The firm is working on a contingency fee basis, even though this is barred by the English Law Society. It is doing this by taking advantage of a loophole that allows such fees to be used as long as the cases are handled in conjunction with a US firm. SJ Berwin is working with Washington-based Hagens Berman and all of the litigation will take place in the US.
The SJ Berwin partners handling the work, litigation head Tim Taylor and partner Hilton Mervis, gained their clients by identifying through the US which UK investors lost out as a result of the recent corporate scandals, as reported by The Lawyer last year. They sent letters to the UK investors last October.
Hagens Berman is well known for acting for plaintiffs in class actions and multiparty largescale complex litigation. The firms have previously worked together and formed an informal relationship borne out of the fact that SJ Berwin consultant David Shapiro's son is a partner at the US firm.
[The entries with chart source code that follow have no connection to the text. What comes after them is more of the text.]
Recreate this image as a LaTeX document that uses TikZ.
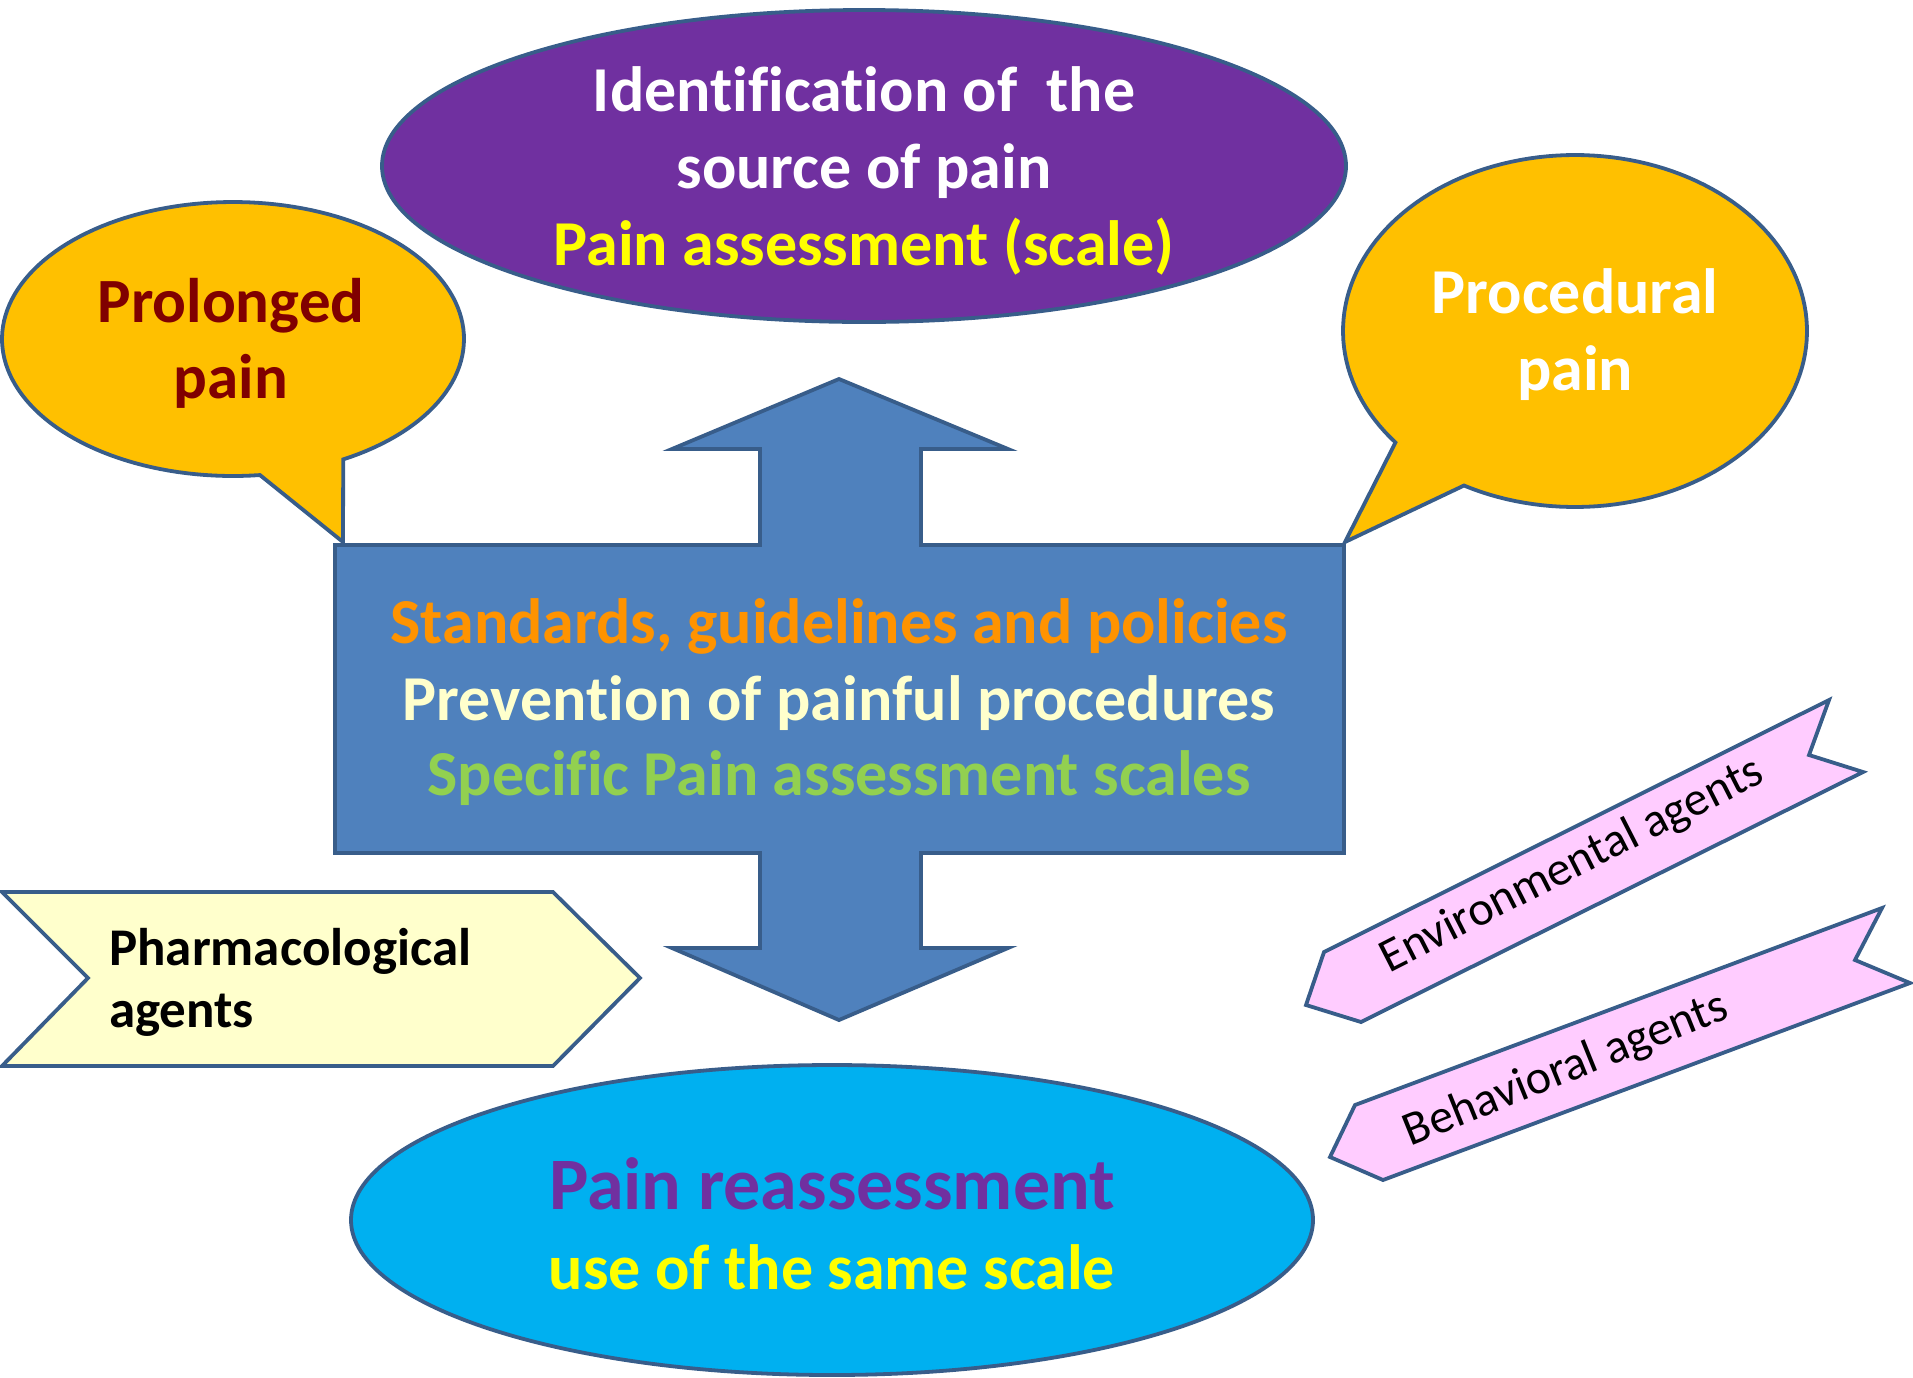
\documentclass[tikz,border=0pt]{standalone}
\usepackage{fontspec}
\setmainfont[Ligatures=NoCommon]{Carlito}
\usetikzlibrary{shapes.geometric}
\definecolor{outl}{HTML}{385D8A}
\definecolor{purp}{HTML}{7030A0}
\definecolor{gold}{HTML}{FFC000}
\definecolor{steel}{HTML}{4F81BD}
\definecolor{cyanb}{HTML}{00B0F0}
\definecolor{cream}{HTML}{FFFFCC}
\definecolor{pinkr}{HTML}{FFCCFF}
\definecolor{darkred}{HTML}{800000}
\definecolor{orangetx}{HTML}{FF9300}
\definecolor{greentx}{HTML}{92D050}
\definecolor{yellowtx}{HTML}{FFFF00}
\tikzset{
  shapeline/.style={draw=outl, line width=3.8pt, line join=miter},
  bigtxt/.style={font=\fontsize{64}{72}\selectfont\bfseries, anchor=base, inner sep=0pt},
  ribtxt/.style={font=\fontsize{48}{58}\selectfont, inner sep=0pt},
}
\begin{document}
\begin{tikzpicture}[x=1pt,y=-1pt]
\useasboundingbox (0,0) rectangle (1913,1377);
% purple ellipse
\draw[shapeline, fill=purp] (864,166) ellipse [x radius=482pt, y radius=156pt];
\node[bigtxt, text=white] (id1) at (864,111) {Identification of\ \ the};
\node[bigtxt, text=white] (id2) at (864,188) {source of pain};
\node[bigtxt, text=yellowtx] (id3) at (864,265) {Pain assessment (scale)};
% prolonged callout
\draw[shapeline, fill=gold] plot[domain=83.3:421.5, samples=150] ({233+231*cos(\x)},{339+137*sin(\x)}) -- (343,542) -- cycle;
\node[bigtxt, text=darkred, font=\fontsize{63}{72}\selectfont\bfseries] (pr1) at (231,322) {Prolonged};
\node[bigtxt, text=darkred, font=\fontsize{63}{72}\selectfont\bfseries] (pr2) at (231,398) {pain};
% procedural callout
\draw[shapeline, fill=gold] plot[domain=140.7:478.6, samples=150] ({1575+232*cos(\x)},{331+176*sin(\x)}) -- (1345,542) -- cycle;
\node[bigtxt, text=white] (pc1) at (1575,313) {Procedural};
\node[bigtxt, text=white] (pc2) at (1575,390) {pain};
% central double arrow
\draw[shapeline, fill=steel] (335,545) -- (760,545) -- (760,449) -- (672,449) -- (839,379) -- (1008,449) -- (921,449) -- (921,545) -- (1344,545) -- (1344,853) -- (921,853) -- (921,948) -- (1008,948) -- (839,1020) -- (672,948) -- (760,948) -- (760,853) -- (335,853) -- cycle;
\node[bigtxt, text=orangetx] (c1) at (839,643) {Standards, guidelines and policies};
\node[bigtxt, text=cream] (c2) at (839,720) {Prevention of painful procedures};
\node[bigtxt, text=greentx] (c3) at (839,795) {Specific Pain assessment scales};
% pharmacological chevron
\draw[shapeline, fill=cream] (2,892) -- (553,892) -- (640,978) -- (553,1066) -- (2,1066) -- (88,978) -- cycle;
\node[bigtxt, anchor=base west, text=black, font=\fontsize{53}{64}\selectfont\bfseries] (ph1) at (109,965) {Pharmacological};
\node[bigtxt, anchor=base west, text=black, font=\fontsize{53}{64}\selectfont\bfseries] (ph2) at (109,1027) {agents};
% ribbons
\draw[shapeline, fill=pinkr] (1829,700) -- (1809,755) -- (1863,772) -- (1361,1022) -- (1306,1005) -- (1324,952) -- cycle;
\node[ribtxt, rotate=27] (env) at (1572,866) {Environmental agents};
\draw[shapeline, fill=pinkr] (1882,908) -- (1855,960) -- (1910,983) -- (1383,1180) -- (1330,1157) -- (1355,1105) -- cycle;
\node[ribtxt, rotate=22] (beh) at (1566,1070) {Behavioral agents};
% cyan ellipse
\draw[shapeline, fill=cyanb] (832,1220) ellipse [x radius=481pt, y radius=155pt];
\node[bigtxt, text=purp, font=\fontsize{74}{80}\selectfont\bfseries] (r1) at (832,1209) {Pain reassessment};
\node[bigtxt, text=yellowtx] (r2) at (832,1289) {use of the same scale};
\end{tikzpicture}
\end{document}
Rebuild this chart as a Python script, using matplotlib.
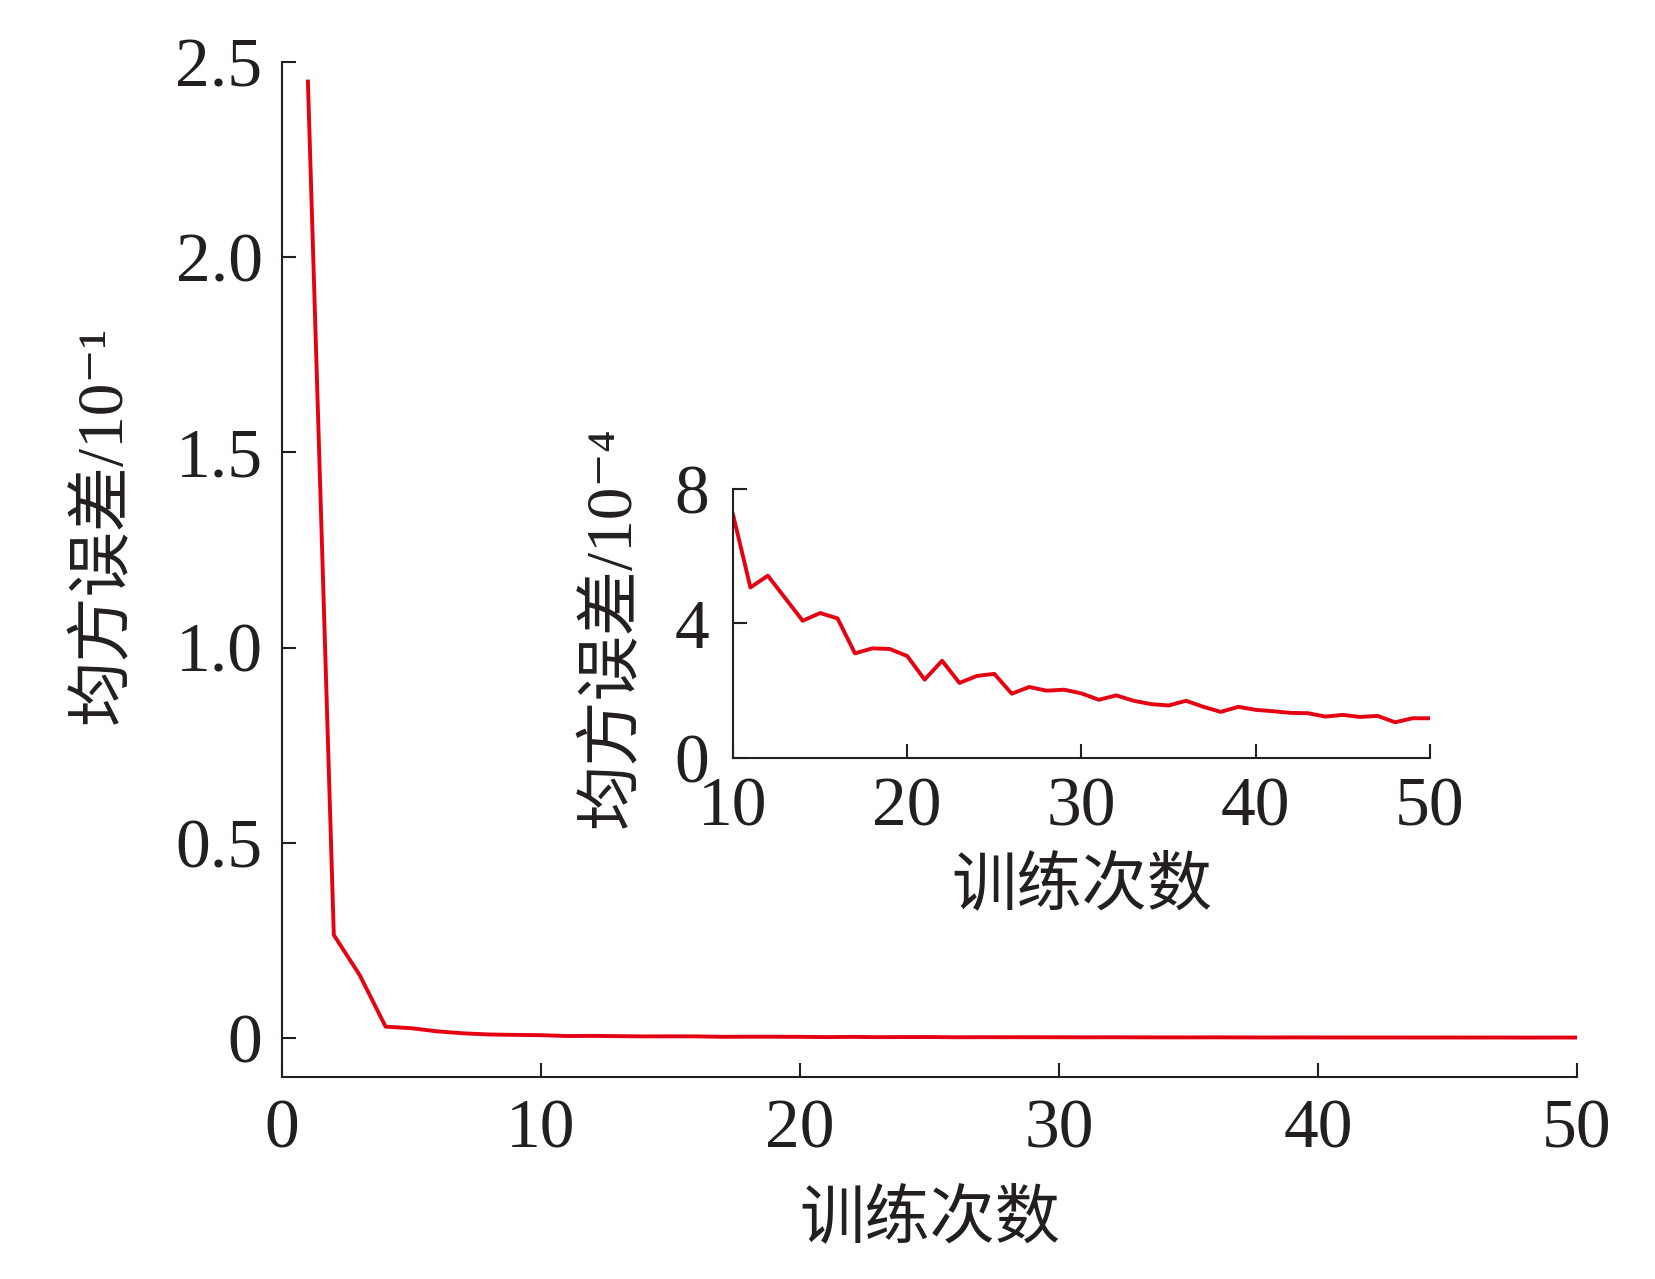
import matplotlib
matplotlib.use('Agg')
import matplotlib.pyplot as plt

# training epochs and mean squared error
epochs_early = [1, 2, 3, 4, 5, 6, 7, 8, 9]
mse_early = [2.45, 0.264, 0.161, 0.029, 0.025, 0.017, 0.012, 0.009, 0.008]   # unit 10^-1

epochs_late = list(range(10, 51))
mse_late = [7.24, 5.07, 5.42, 4.75, 4.08, 4.31, 4.15, 3.11, 3.26, 3.24,
            3.03, 2.33, 2.89, 2.23, 2.44, 2.50, 1.91, 2.11, 2.00, 2.03,
            1.92, 1.73, 1.86, 1.70, 1.60, 1.56, 1.70, 1.52, 1.37, 1.52,
            1.43, 1.39, 1.34, 1.33, 1.23, 1.28, 1.22, 1.25, 1.06, 1.18,
            1.18]   # unit 10^-4

main_xticks = [0, 10, 20, 30, 40, 50]
main_yticks = [0, 0.5, 1.0, 1.5, 2.0, 2.5]
main_ylabels = ['0', '0.5', '1.0', '1.5', '2.0', '2.5']
inset_xticks = [10, 20, 30, 40, 50]
inset_yticks = [0, 4, 8]

xlabel = '训练次数'
ylabel_main = '均方误差/10⁻¹'
ylabel_inset = '均方误差/10⁻⁴'

RED = '#e50012'
DARK = '#231f20'
FAM = ['Liberation Serif', 'Noto Sans CJK SC', 'DejaVu Serif']

plt.rcParams['font.family'] = FAM

fig = plt.figure(figsize=(16.55, 12.79), dpi=100)

# main axes
ax = fig.add_axes([0.1704, 0.1579, 0.9529 - 0.1704, 0.9515 - 0.1579])
# convert the late part to the main axis unit (10^-1)
main_x = epochs_early + epochs_late
main_y = mse_early + [v / 1000 for v in mse_late]
ax.plot(main_x, main_y, color=RED, lw=2.8)
ax.set_xlim(0, 50)
ax.set_ylim(-0.1, 2.5)
ax.set_xticks(main_xticks)
ax.set_yticks(main_yticks)
ax.set_yticklabels(main_ylabels)

# inset
ins = fig.add_axes([0.4429, 0.4074, 0.8640 - 0.4429, 0.6177 - 0.4074])
ins.plot(epochs_late, mse_late, color=RED, lw=2.8)
ins.set_xlim(10, 50)
ins.set_ylim(0, 8)
ins.set_xticks(inset_xticks)
ins.set_yticks(inset_yticks)

for a in (ax, ins):
    a.spines['top'].set_visible(False)
    a.spines['right'].set_visible(False)
    for s in ('left', 'bottom'):
        a.spines[s].set_color(DARK)
        a.spines[s].set_linewidth(1.5)
    a.tick_params(direction='in', length=10, width=1.5, color=DARK,
                  labelsize=50, labelcolor=DARK)
    a.patch.set_alpha(0)

ax.tick_params(axis='x', pad=16)
ax.tick_params(axis='y', pad=14)
ins.tick_params(axis='x', pad=14)
ins.tick_params(axis='y', pad=17)

ax.set_xlabel(xlabel, fontsize=47, color=DARK, va='center')
ax.xaxis.set_label_coords(0.5, -0.142)
ax.set_ylabel(ylabel_main, fontsize=47, color=DARK, va='center')
ax.yaxis.set_label_coords(-0.137, 0.544)

ins.set_xlabel(xlabel, fontsize=47, color=DARK, va='center')
ins.xaxis.set_label_coords(0.5, -0.482)
ins.set_ylabel(ylabel_inset, fontsize=47, color=DARK, va='center')
ins.yaxis.set_label_coords(-0.171, 0.487)

fig.savefig('out.png', dpi=100)
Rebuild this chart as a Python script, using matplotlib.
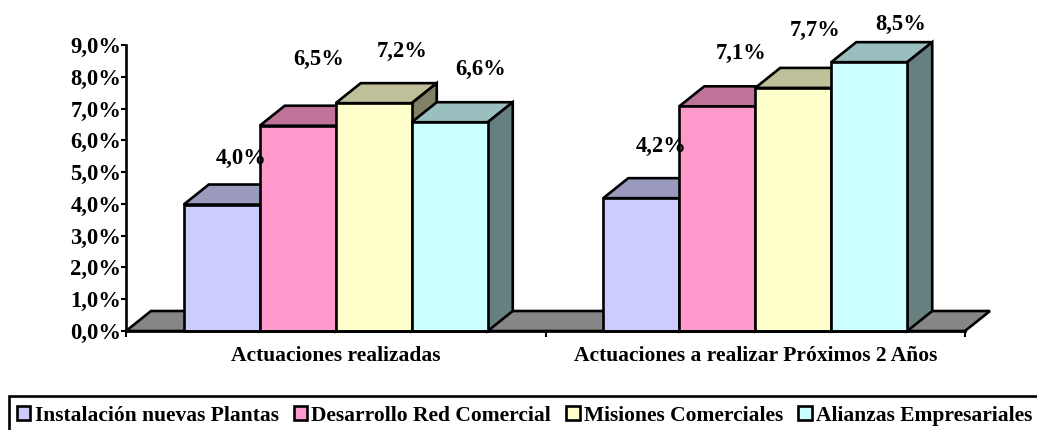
#!/usr/bin/env python
# grouped pseudo-3D column chart of company actions, front faces via ax.bar, depth faces via ax.fill
import matplotlib
matplotlib.use("Agg")
import matplotlib.pyplot as plt
from matplotlib.patches import Patch, Rectangle
from matplotlib.ticker import FuncFormatter

plt.rcParams['font.family'] = ['Liberation Serif', 'DejaVu Serif']
plt.rcParams['font.weight'] = 'bold'

categories = ["Actuaciones realizadas", "Actuaciones a realizar Próximos 2 Años"]
series_names = ["Instalación nuevas Plantas", "Desarrollo Red Comercial",
                "Misiones Comerciales", "Alianzas Empresariales"]
bar_values = [[3.98, 4.18], [6.46, 7.07], [7.17, 7.65], [6.57, 8.46]]
label_values = [[4.0, 4.2], [6.5, 7.1], [7.2, 7.7], [6.6, 8.5]]

# styles: front, top, side colours
front_colors = ["#ccccff", "#ff99cc", "#ffffcc", "#ccffff"]
top_colors = ["#9a9abf", "#bf7399", "#bfbf9a", "#9abfbf"]
side_colors = ["#7a7a99", "#995c7a", "#808066", "#668080"]
floor_color = "#868686"

# label offsets from the bar top, in pixels (they are hand placed in the original)
label_dx = [[19, 20], [21, 24], [28, 22], [31, 31]]
label_dy = [[46, 52], [66, 53], [52, 57], [53, 38]]

W, H = 1037, 430
fig = plt.figure(figsize=(W / 100, H / 100), dpi=100)
left, right, top, bottom = 126, 965, 45, 331
ax = fig.add_axes([left / W, 1 - bottom / H, (right - left) / W, (bottom - top) / H])
ax.set_xlim(0, 2)
ax.set_ylim(0, 9)
ax.patch.set_visible(False)

# depth of the 3D effect in data units
depth_x = 25 / ((right - left) / 2)
depth_y = 20 / ((bottom - top) / 9)
bar_w = 76 / ((right - left) / 2)
px = 72 / 100
lw = 1.9

# floor
ax.fill([0, 2, 2 + depth_x, depth_x], [0, 0, depth_y, depth_y], facecolor=floor_color,
        edgecolor="black", linewidth=lw, clip_on=False, zorder=1)

z = 2
for c in range(len(categories)):
    for s in range(len(series_names)):
        x0 = c + 0.5 + (s - 2) * bar_w
        x1 = x0 + bar_w
        v = bar_values[s][c]
        ax.fill([x0, x1, x1 + depth_x, x0 + depth_x], [v, v, v + depth_y, v + depth_y],
                facecolor=top_colors[s], edgecolor="black", linewidth=lw, clip_on=False, zorder=z)
        ax.fill([x1, x1 + depth_x, x1 + depth_x, x1], [0, depth_y, v + depth_y, v],
                facecolor=side_colors[s], edgecolor="black", linewidth=lw, clip_on=False, zorder=z)
        ax.bar(x0, v, width=bar_w, align='edge', color=front_colors[s], edgecolor="black",
               linewidth=lw, clip_on=False, zorder=z + 0.5)
        z += 1

for c in range(len(categories)):
    for s in range(len(series_names)):
        x0 = c + 0.5 + (s - 2) * bar_w
        ax.annotate(f"{label_values[s][c]:.1f}%".replace(".", ","),
                    xy=(x0 + bar_w / 2, bar_values[s][c]),
                    xytext=(label_dx[s][c] * px, label_dy[s][c] * px), textcoords='offset points',
                    ha='center', va='center', fontsize=16.3, fontweight='bold', zorder=50,
                    annotation_clip=False)

for side in ['top', 'right']:
    ax.spines[side].set_visible(False)
ax.spines['left'].set_linewidth(lw)
ax.spines['bottom'].set_linewidth(lw)
ax.spines['left'].set_zorder(40)
ax.spines['bottom'].set_zorder(40)

ax.set_yticks(range(10))
ax.yaxis.set_major_formatter(FuncFormatter(lambda v, pos: f"{v:.1f}%".replace(".", ",")))
ax.set_xticks([0, 1, 2])
ax.set_xticklabels([])
ax.tick_params(axis='y', length=3.5, width=1.5, pad=0, labelsize=16.3)
ax.tick_params(axis='x', length=4, width=1.5)
for c, name in enumerate(categories):
    ax.annotate(name, xy=(c + 0.5, 0), xytext=(0, -25 * px), textcoords='offset points',
                ha='center', va='center', fontsize=15.5, fontweight='bold')

# legend box runs off the right and bottom of the image
fig.add_artist(Rectangle((9 / W, -10 / H), 1040 / W, (10 + 34) / H, transform=fig.transFigure,
                         facecolor="white", edgecolor="black", linewidth=lw))
handles = [Patch(facecolor=front_colors[s], edgecolor="black", linewidth=1.9, label=series_names[s])
           for s in range(len(series_names))]
leg = fig.legend(handles=handles, ncols=4, loc='center left', bbox_to_anchor=(17 / W, 1 - 416 / H),
                 bbox_transform=fig.transFigure, borderaxespad=0, frameon=False,
                 prop={'family': 'Liberation Serif', 'weight': 'bold', 'size': 15.5},
                 handlelength=0.62, handleheight=0.62, handletextpad=0.2, columnspacing=0.7, borderpad=0)

fig.savefig("out.png", dpi=100)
The pension fund investors are the first clients to come forward and the firm is seeking to attract more clients with high-value claims. The array of companies on the receiving end of claims are Enron, WorldCom, Global Crossing, Qwest, Bellsmith Corporation, American Express and Martha Stewart Living Omnimedia.
SJ Berwin will receive a share of the damages if its clients win, but nothing in the interim besides disbursements such as air fares and basic expenses.
"British companies are not aware of the ease by which they can address grievances suffered in the US by way of the US contingency fee scheme," said Mervis.